The path to making that possible is for decision makers to first agree upon the proposed modus operandi and then ensure that they’re ready to create bespoke “Democratic Security” training programs, after which they’ll have to cooperate with their area experts (including academic, diplomatic, and military [UNSC peacekeeping mission veterans]) in order to identify the most promising African countries to approach prior to either doing so independently or more likely in parallel with requesting the assistance of their mutual non-regional leader partner (China, Turkey, or the GCC). Pakistan should also consider in advance how it can best scale these outreaches in the future and promote them in the best way possible for reshaping their country’s international image such as by either participating in its non-regional leader partners’ relevant conferences (like China’s FOCAC) and/or inviting its new African partners to participate in its own at home which could concern fleshing out the contours of S-CPEC+.
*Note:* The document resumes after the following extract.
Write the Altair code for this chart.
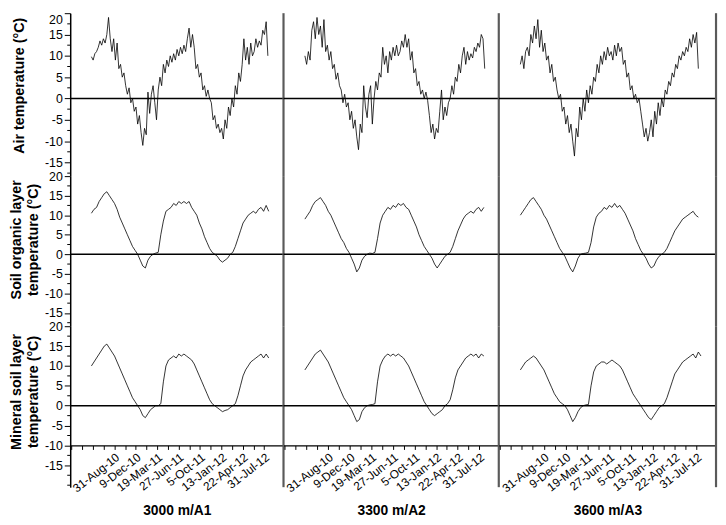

Be it Kenya, Somalia, Sudan, or any other African country closely partnered with China, Turkey, or the GCC respectively and facing serious “Democratic Security” threats either in the present day or the upcoming future, Pakistan has the perfect opportunity to practice its “military diplomacy” with them with an aim towards receiving sustainable economic benefits in exchange through the preferential trade deals and business partnerships that their mutual partners could help facilitate. There’s a growing demand for world-class “Democratic Security” training to protect the ever-increasing investments that non-regional leaders have made on the continent in recent years, to which end those same states have an obvious interest in ensuring that their local partners receive the best assistance possible for securing them. Pakistan already has a hard-earned reputation in this sphere, but it must creatively rely on its diplomacy in order to economically benefit from it.